DVD Review: Horror CITADEL Can’t Rise To The Challenge

citadel copy

Citadel feels like a bunch of ideas (some good, some bad) that have been dropped into a cinematic blender and blitzed to hell. It’s not particularly an enjoyable combination, but you know that it has something good in there – somewhere.

Ciaran Foy’s film follows Tommy (Aneurin Barnard) a young father who watches as his pregnant wife is attacked by a group of hoodie-wearing youths. She doesn’t survive the attack and his daughter is born prematurely. Fast forward 6 months and Tommy is an agoraphobic shut-in, terrified of leaving his house. He’s befriended by one of the nurses who cared for his wife, but soon Tommy’s life is thrown into even more disarray when he begins to be menaced by a group of fashionable yobs with a penchant for hooded garments. Tommy takes solace with the local priest (James Cosmo), a grumpy badass who informs him that these street thugs aren’t kids – they’re creatures who want to take his daughter. Tommy is faced with a Catch 22 situation – man-up, or remain a pussy forever.

Good scares do not a good movie make. It’s brave of Foy to make a movie which is partly inspired by his own real-life attack which left him in an agoraphobic state, much like Tommy the protagonist. He gets that part of the film right – but everything else wrong. The world of Citadel never feels real, it’s like a dystopian nightmare of reality. It’s the kind of place Terry Gilliam would dream of, if he pigged-out on cheese before bedtime.

Star Aneurin Barnard is just too damn twitchy. I know he’s supposed to be a victim (we’re told this ad nauseam) but you can’t build a movie around a character like that. He’s like the bastard son of Johnny Depp’s Edward Scissorhands and Elijah Wood’s Frodo – minus cojones. It’s a weak starting point and the film never recovers from this central mistake.

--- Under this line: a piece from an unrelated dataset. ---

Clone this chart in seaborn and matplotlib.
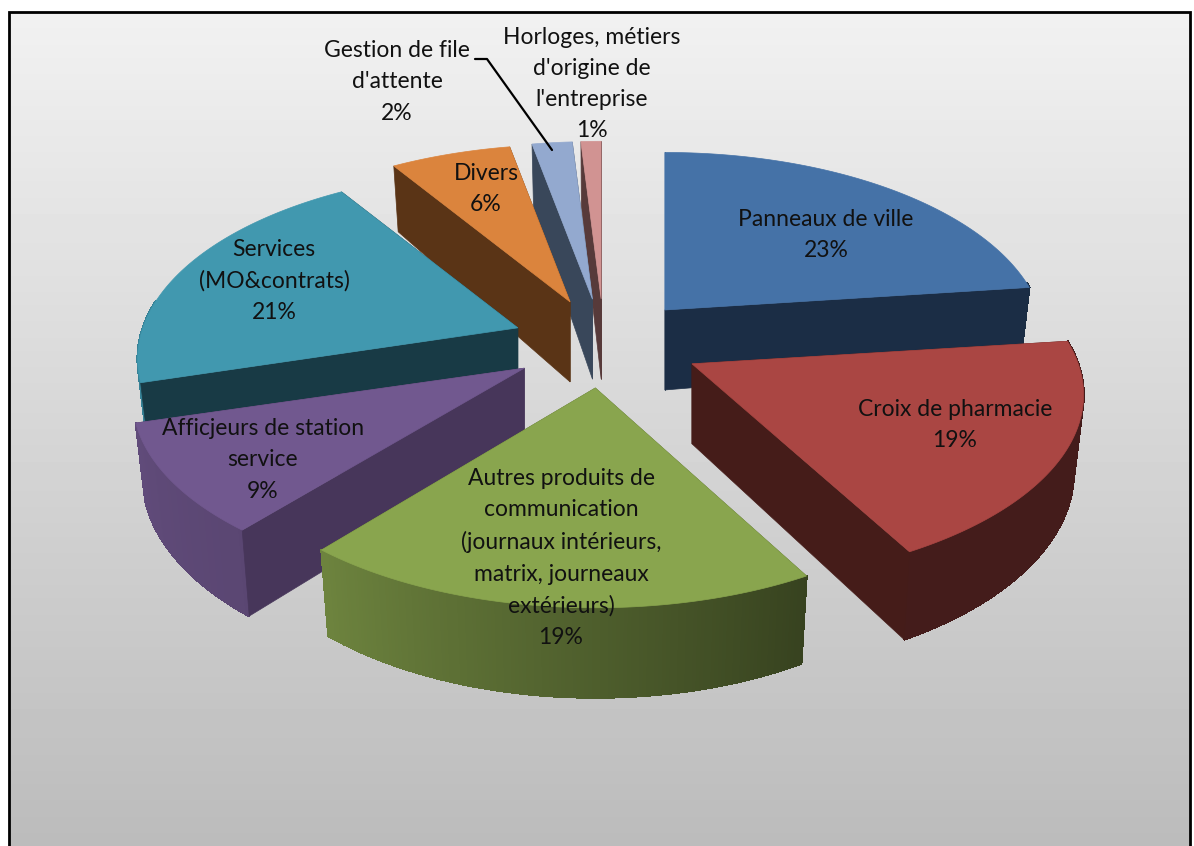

I suppose the film’s climax is decent enough and the hood inbred-creature things are scary, but that’s not enough to make up for ludicrous plotting and a flimsy cinematic reality.

Special Features

An interview with charisma void star Aneurin Barnard and a decent in-depth chat with writer/director Ciaran Foy. He seems like a really nice chap and it almost makes me feel bad for trashing his movie.